Everybody knows that chick-flicks suck. Women still insist on watching them though and they apparently insist on forcing dudes to watch them. I’ve drawn a line in the sand myself: I won’t go and you can’t make me. Not everyone however has that sort of fortitude (you know: to be kind of a dick). So what are lesser men to do?

Well, I’ll tell you. You need to be sly. Use a little camouflage and subterfuge. Pick movies you can convince a chick she’s into (or thinks she should be into) but that don’t blow. Like this.

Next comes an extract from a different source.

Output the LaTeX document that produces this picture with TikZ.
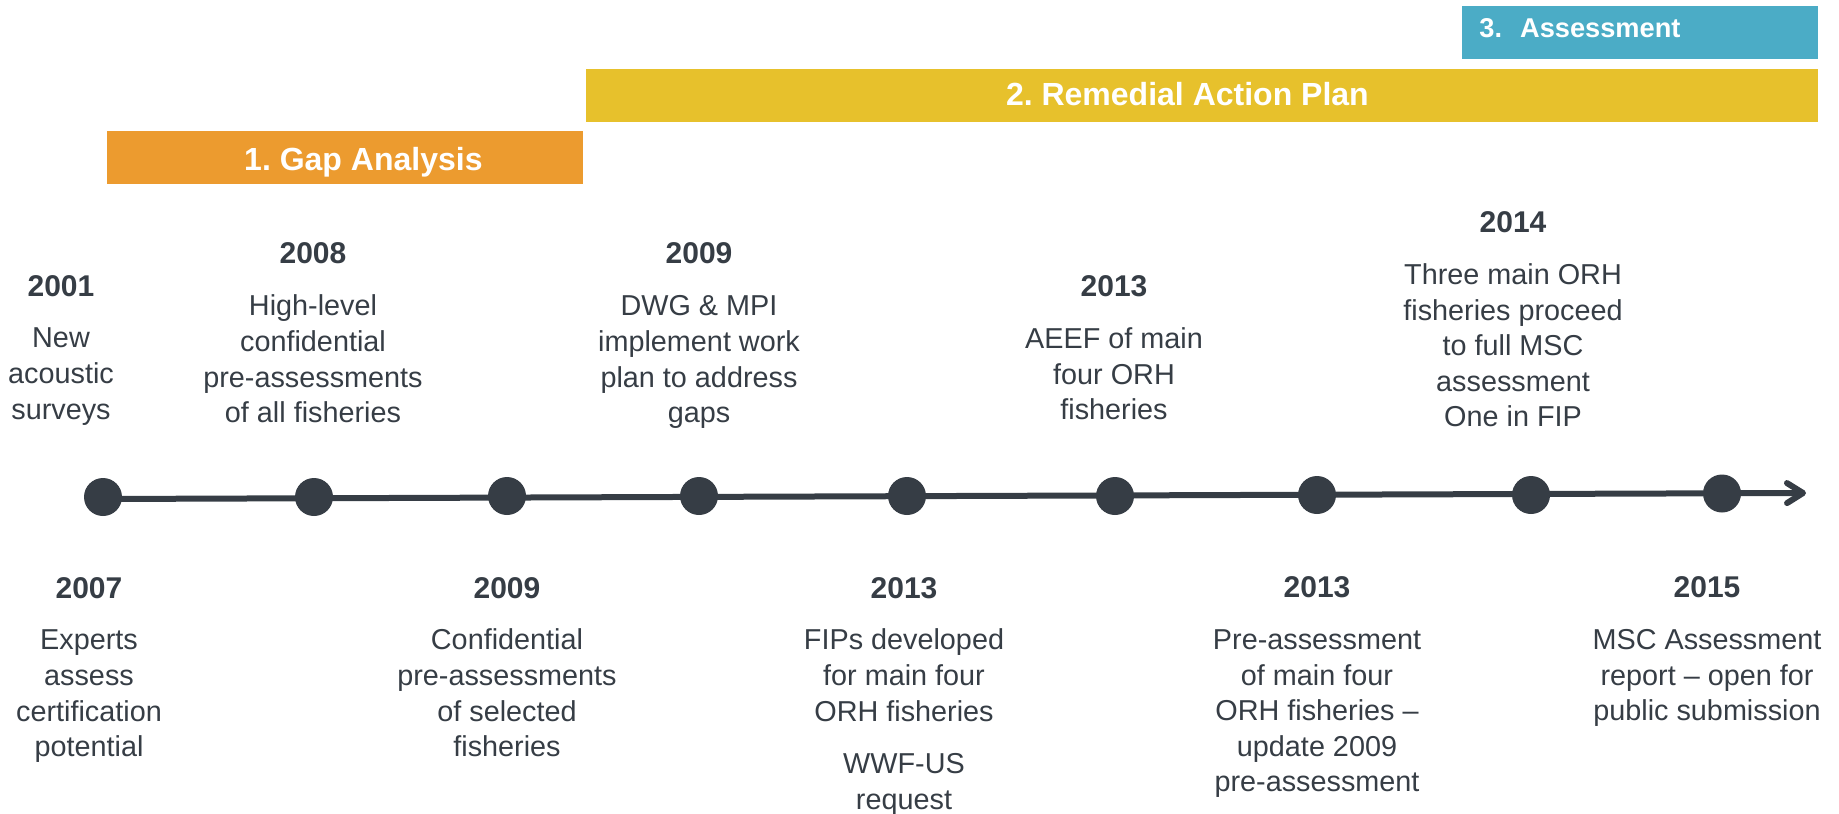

Say Anything. This is a fairly typical teen romance/coming of age story except for one thing. It’s well written and witty with interesting characters and good performances. Chances are your chick has seen it at least three times already but don’t worry she loves it. You’ll probably like it too but you also get Grosse Pointe Blank. Not really a chick flick but still on the romance side and it has John Cusack. Chicks love them some John Cusack. Now you have precedent for ‘romcoms’ involving paid assassins. From there you watch Mr. and Mrs. Smith with Pitt and Jolie. Pow! Double whammy: chicks love them some Brad Pitt and now you’re watching Fight Club or cite the Angelina Jolie precedent and you’re watching Wanted.

Bonus Points: The Professional. More hit men but most chicks will respond to the relationship between Leon and Matilda. Be careful though. If she figures out that little girl is the same Natalie Portman you now lust after she’ll call you a dirty bastard. She’s probably right you perv.

Thelma and Louise. Some people already consider this a chick-flick. It’s not a chick-flick it’s a buddy-flick. I submit to you that Thelma and Louise has much more in common with Butch Cassidy and the Sundance Kid than with Divine Secrets of the Ya-Ya Sisterhood. A buddy story follows the same general arc as a love story but replaces romantic love with friendship (that’s from Story by Robert McKee). It’s all good though because Thelma and Louise do love each other and now you can watch Bound, a little film by the Wachowskis. This is a tight film noir where there’s not one femme fatale but two. You know. Together. Good stuff.

Ones to avoid: Juno. Don’t get me wrong, this is a good movie. Comedic take on a serious subject with a great script by Diablo Cody and great performances from the cast. But that cast is led by Ellen Page. Your chick might want more Ellen Page and get Hard Candy. You don’t want to watch that one with your chick.